— Your objective —
Reproduce the listing exactly and skip over any pictures.

— Material provided —
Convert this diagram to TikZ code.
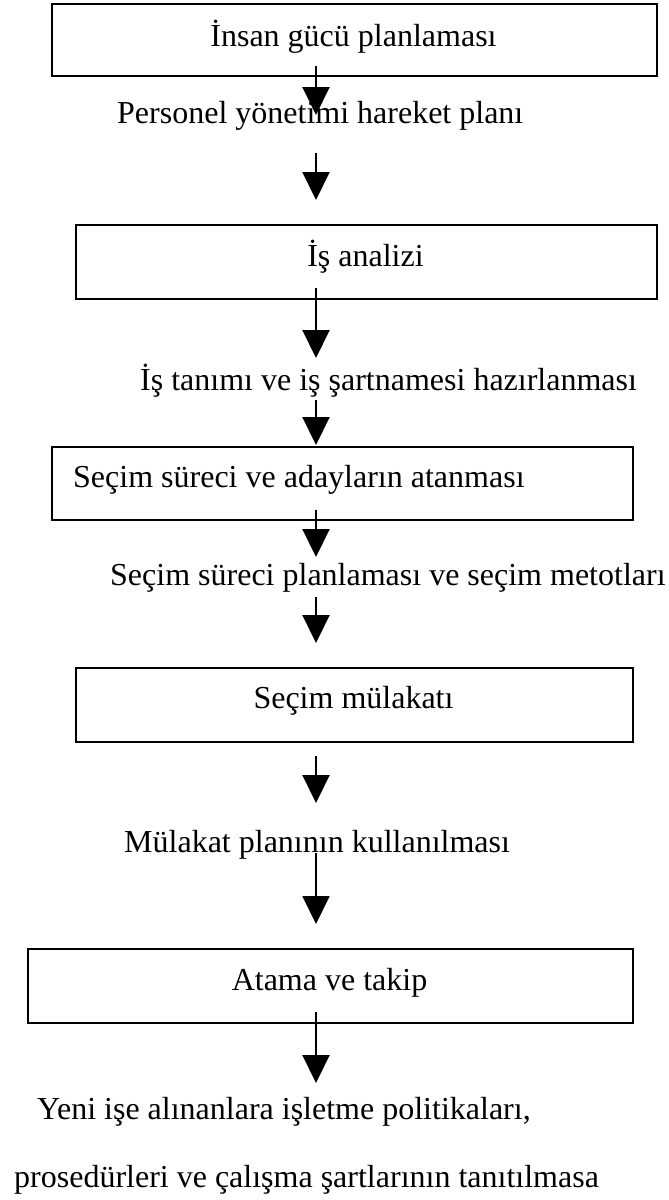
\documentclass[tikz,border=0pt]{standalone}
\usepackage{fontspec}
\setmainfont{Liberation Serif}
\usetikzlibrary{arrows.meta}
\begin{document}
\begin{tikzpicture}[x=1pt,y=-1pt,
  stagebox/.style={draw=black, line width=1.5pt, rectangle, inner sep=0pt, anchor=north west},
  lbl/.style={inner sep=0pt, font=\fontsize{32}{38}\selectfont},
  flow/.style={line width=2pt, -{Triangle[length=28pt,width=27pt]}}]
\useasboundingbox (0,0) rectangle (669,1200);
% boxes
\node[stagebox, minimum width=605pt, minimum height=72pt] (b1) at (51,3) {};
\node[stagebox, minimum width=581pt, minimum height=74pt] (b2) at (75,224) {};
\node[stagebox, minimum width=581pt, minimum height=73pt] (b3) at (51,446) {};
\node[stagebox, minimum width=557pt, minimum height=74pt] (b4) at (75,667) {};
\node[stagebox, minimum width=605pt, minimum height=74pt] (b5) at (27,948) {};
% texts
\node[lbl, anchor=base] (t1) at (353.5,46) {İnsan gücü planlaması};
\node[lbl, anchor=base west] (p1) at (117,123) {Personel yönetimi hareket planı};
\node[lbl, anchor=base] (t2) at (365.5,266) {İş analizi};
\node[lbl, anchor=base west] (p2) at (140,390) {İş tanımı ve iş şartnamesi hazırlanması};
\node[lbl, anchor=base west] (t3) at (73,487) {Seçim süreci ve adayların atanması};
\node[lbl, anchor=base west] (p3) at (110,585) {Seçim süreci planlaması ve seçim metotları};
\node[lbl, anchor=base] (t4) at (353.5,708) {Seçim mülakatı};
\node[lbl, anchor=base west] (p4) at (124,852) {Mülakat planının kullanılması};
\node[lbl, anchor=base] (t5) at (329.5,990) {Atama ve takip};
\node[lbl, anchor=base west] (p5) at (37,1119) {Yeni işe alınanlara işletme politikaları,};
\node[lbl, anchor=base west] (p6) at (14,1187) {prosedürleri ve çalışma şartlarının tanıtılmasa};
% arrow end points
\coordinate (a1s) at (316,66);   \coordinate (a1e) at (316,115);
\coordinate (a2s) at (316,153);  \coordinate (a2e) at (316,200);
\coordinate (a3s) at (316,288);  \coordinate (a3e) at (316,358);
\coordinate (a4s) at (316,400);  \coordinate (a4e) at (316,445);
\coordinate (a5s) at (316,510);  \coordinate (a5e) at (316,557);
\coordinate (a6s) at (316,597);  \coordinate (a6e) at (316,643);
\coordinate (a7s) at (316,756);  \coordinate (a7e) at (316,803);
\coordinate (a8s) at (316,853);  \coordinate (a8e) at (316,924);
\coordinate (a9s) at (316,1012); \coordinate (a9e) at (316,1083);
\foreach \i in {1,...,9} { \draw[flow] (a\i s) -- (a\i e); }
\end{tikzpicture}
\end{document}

— Exercise solution —
Convert this diagram to TikZ code.
\documentclass[tikz,border=0pt]{standalone}
\usepackage{fontspec}
\setmainfont{Liberation Serif}
\usetikzlibrary{arrows.meta}
\begin{document}
\begin{tikzpicture}[x=1pt,y=-1pt,
  stagebox/.style={draw=black, line width=1.5pt, rectangle, inner sep=0pt, anchor=north west},
  lbl/.style={inner sep=0pt, font=\fontsize{32}{38}\selectfont},
  flow/.style={line width=2pt, -{Triangle[length=28pt,width=27pt]}}]
\useasboundingbox (0,0) rectangle (669,1200);
% boxes
\node[stagebox, minimum width=605pt, minimum height=72pt] (b1) at (51,3) {};
\node[stagebox, minimum width=581pt, minimum height=74pt] (b2) at (75,224) {};
\node[stagebox, minimum width=581pt, minimum height=73pt] (b3) at (51,446) {};
\node[stagebox, minimum width=557pt, minimum height=74pt] (b4) at (75,667) {};
\node[stagebox, minimum width=605pt, minimum height=74pt] (b5) at (27,948) {};
% texts
\node[lbl, anchor=base] (t1) at (353.5,46) {İnsan gücü planlaması};
\node[lbl, anchor=base west] (p1) at (117,123) {Personel yönetimi hareket planı};
\node[lbl, anchor=base] (t2) at (365.5,266) {İş analizi};
\node[lbl, anchor=base west] (p2) at (140,390) {İş tanımı ve iş şartnamesi hazırlanması};
\node[lbl, anchor=base west] (t3) at (73,487) {Seçim süreci ve adayların atanması};
\node[lbl, anchor=base west] (p3) at (110,585) {Seçim süreci planlaması ve seçim metotları};
\node[lbl, anchor=base] (t4) at (353.5,708) {Seçim mülakatı};
\node[lbl, anchor=base west] (p4) at (124,852) {Mülakat planının kullanılması};
\node[lbl, anchor=base] (t5) at (329.5,990) {Atama ve takip};
\node[lbl, anchor=base west] (p5) at (37,1119) {Yeni işe alınanlara işletme politikaları,};
\node[lbl, anchor=base west] (p6) at (14,1187) {prosedürleri ve çalışma şartlarının tanıtılmasa};
% arrow end points
\coordinate (a1s) at (316,66);   \coordinate (a1e) at (316,115);
\coordinate (a2s) at (316,153);  \coordinate (a2e) at (316,200);
\coordinate (a3s) at (316,288);  \coordinate (a3e) at (316,358);
\coordinate (a4s) at (316,400);  \coordinate (a4e) at (316,445);
\coordinate (a5s) at (316,510);  \coordinate (a5e) at (316,557);
\coordinate (a6s) at (316,597);  \coordinate (a6e) at (316,643);
\coordinate (a7s) at (316,756);  \coordinate (a7e) at (316,803);
\coordinate (a8s) at (316,853);  \coordinate (a8e) at (316,924);
\coordinate (a9s) at (316,1012); \coordinate (a9e) at (316,1083);
\foreach \i in {1,...,9} { \draw[flow] (a\i s) -- (a\i e); }
\end{tikzpicture}
\end{document}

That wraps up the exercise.